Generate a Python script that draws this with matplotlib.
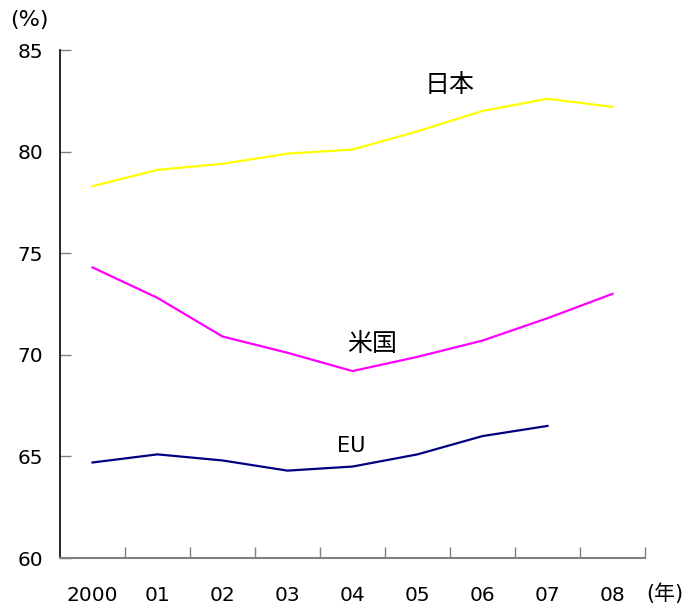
import matplotlib.pyplot as plt
from matplotlib.ticker import FixedLocator, NullFormatter, FixedFormatter

plt.rcParams['font.family'] = ['DejaVu Sans', 'Noto Sans CJK JP']

years = ['2000', '01', '02', '03', '04', '05', '06', '07', '08']
japan = [78.3, 79.1, 79.4, 79.9, 80.1, 81.0, 82.0, 82.6, 82.2]
usa = [74.3, 72.8, 70.9, 70.1, 69.2, 69.9, 70.7, 71.8, 73.0]
eu = [64.7, 65.1, 64.8, 64.3, 64.5, 65.1, 66.0, 66.5]

fig = plt.figure(figsize=(6.84, 6.08), dpi=100)
ax = fig.add_axes([60/684, 50/608, 585/684, 508/608])

x = list(range(len(years)))
ax.plot(x, japan, color='#FFFF00', lw=1.6)
ax.plot(x, usa, color='#FF00FF', lw=1.6)
ax.plot(x[:len(eu)], eu, color='#000080', lw=1.6)

ax.set_xlim(-0.5, 8.5)
ax.set_ylim(60, 85)
ax.set_yticks([60, 65, 70, 75, 80, 85])

ax.xaxis.set_major_locator(FixedLocator([i + 0.5 for i in range(9)]))
ax.xaxis.set_major_formatter(NullFormatter())
ax.xaxis.set_minor_locator(FixedLocator(x))
ax.xaxis.set_minor_formatter(FixedFormatter(years))
ax.tick_params(axis='x', which='major', direction='in', length=8, color='#808080', width=1)
ax.tick_params(axis='x', which='minor', length=0, pad=20, labelsize=14.5)
ax.tick_params(axis='y', direction='in', length=8, color='#808080', width=1, pad=12, labelsize=14.5)

for s in ('top', 'right'):
    ax.spines[s].set_visible(False)
ax.spines['left'].set_color('black')
ax.spines['left'].set_linewidth(1.2)
ax.spines['bottom'].set_color('#808080')
ax.spines['bottom'].set_linewidth(1.5)

cjk = ['Noto Sans CJK JP', 'DejaVu Sans']
ax.text(5.5, 83.3, '日本', fontsize=18, ha='center', va='center', family=cjk)
ax.text(4.3, 70.55, '米国', fontsize=18, ha='center', va='center', family=cjk)
ax.text(3.98, 65.5, 'EU', fontsize=15, ha='center', va='center')

fig.text(10/684, 1 - 20/608, '(%)', fontsize=16, ha='left', va='center')
fig.text(683/684, 1 - 594/608, '(年)', fontsize=15, ha='right', va='center')

fig.savefig('out.png', dpi=100)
- - - -
▶ What the exercise asks
Leave out any pictures and return exactly the lines from the beginning of the data through the line with "ax.spines['bottom'].set_linewidth(1.5)", inclusive.

▶ Right answer
Generate a Python script that draws this with matplotlib.
import matplotlib.pyplot as plt
from matplotlib.ticker import FixedLocator, NullFormatter, FixedFormatter

plt.rcParams['font.family'] = ['DejaVu Sans', 'Noto Sans CJK JP']

years = ['2000', '01', '02', '03', '04', '05', '06', '07', '08']
japan = [78.3, 79.1, 79.4, 79.9, 80.1, 81.0, 82.0, 82.6, 82.2]
usa = [74.3, 72.8, 70.9, 70.1, 69.2, 69.9, 70.7, 71.8, 73.0]
eu = [64.7, 65.1, 64.8, 64.3, 64.5, 65.1, 66.0, 66.5]

fig = plt.figure(figsize=(6.84, 6.08), dpi=100)
ax = fig.add_axes([60/684, 50/608, 585/684, 508/608])

x = list(range(len(years)))
ax.plot(x, japan, color='#FFFF00', lw=1.6)
ax.plot(x, usa, color='#FF00FF', lw=1.6)
ax.plot(x[:len(eu)], eu, color='#000080', lw=1.6)

ax.set_xlim(-0.5, 8.5)
ax.set_ylim(60, 85)
ax.set_yticks([60, 65, 70, 75, 80, 85])

ax.xaxis.set_major_locator(FixedLocator([i + 0.5 for i in range(9)]))
ax.xaxis.set_major_formatter(NullFormatter())
ax.xaxis.set_minor_locator(FixedLocator(x))
ax.xaxis.set_minor_formatter(FixedFormatter(years))
ax.tick_params(axis='x', which='major', direction='in', length=8, color='#808080', width=1)
ax.tick_params(axis='x', which='minor', length=0, pad=20, labelsize=14.5)
ax.tick_params(axis='y', direction='in', length=8, color='#808080', width=1, pad=12, labelsize=14.5)

for s in ('top', 'right'):
    ax.spines[s].set_visible(False)
ax.spines['left'].set_color('black')
ax.spines['left'].set_linewidth(1.2)
ax.spines['bottom'].set_color('#808080')
ax.spines['bottom'].set_linewidth(1.5)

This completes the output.